Although Angelou has written some 65 TV shows and television and 14 movies (including a “Medea” movie for Tyler Perry), directed and acted in them for 50 years, the MPG film will be the first feature doc to tell her full story.
Rita Coburn Whack, an Emmy-winning TV and producer at WYCC/20 and author, co-directs with Hercules; MPG partner Keith Walker is the DP. Filming started in January with a series of interviews with Dr. Angelou at her home in Winston-Salem, N.C.

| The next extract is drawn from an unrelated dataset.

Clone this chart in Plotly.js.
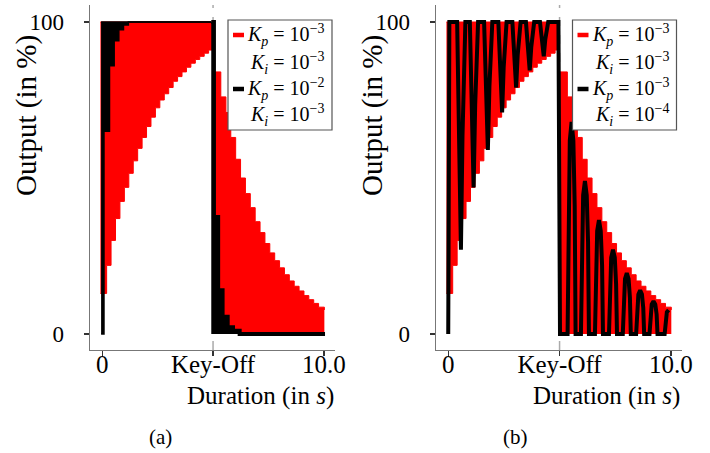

INES SOMMER AND KATHY BERGER’S DOC, “Beneath the Blindfold,” about the stories of four torture survivors who are among the more than 500,000 survivors who live in the US, screens Monday, April 21 as a joint presentation by the Independent Feature Project Chicago and Amnesty International US.
Sommer, an IFP board member, says IFP’s screening presentation also illustrates the kind of support the organization provides for its membership.
A Q&A follows, with Matilde de la Sierra, whose story is featured in the film, Chilean human rights activist, survivor Mario Venegas and Sommer and Berger.
At the Claudia Cassidy Theatre in the Cultural Center; doors open at 6:30 p.m., doc at 7 p.m. Free and open to all
INFLUENTIAL DANCER/CHOREOGRAPHERS Ruth Page and Sybil Shearer come “Out of the Vault” (of Chicago Film Archives) May 1 in a mixture of home movies and performance footage that provide a glimpse of the formative years of these iconic Chicago dance innovators.
Discussion follows, led by Hubbard Street’s Zachary Whittenburg with Ruth Page dancers Dolores Lipinski Long and Patricia Klekovic; Sybil Shearer dancer Toby Nicholson and Carol Doty, Chair, Morrison-Shearer Foundation.
At Film Row Cinema, 1104 S. Wabash, 7 p.m. Free and open to all.
DOC “THE HOMESTRETCH,” about homeless youth in Chicago produced and directed by Anne de Mare and Kirsten Kelly, a co-production with Kartemquin Films, will world premiere at Hot Docs Canadian International Documentary Festival April 26. It was one out of 197 docs selected from more than 2,400 eligible submissions.
MIDWEST FILMMAKERS Dan Parris, David Peterka and Rob Lehr, survivors of a deadly African plane crash, are taking their award-winning doc, “What Matters?” across the country to focus attention to global extreme poverty, the subject they were filming across three continents when their plane went down.
The doc is about the three friends (two idealistic activists and one skeptic) who attempt to live on $1.25 a day, the world’s standard for extreme poverty. After the crash, they fought to finish what they started, a doc subject in itself.
“What Matters?” will screen April 23 at the Moraine Valley Community College library, in Palos Hills.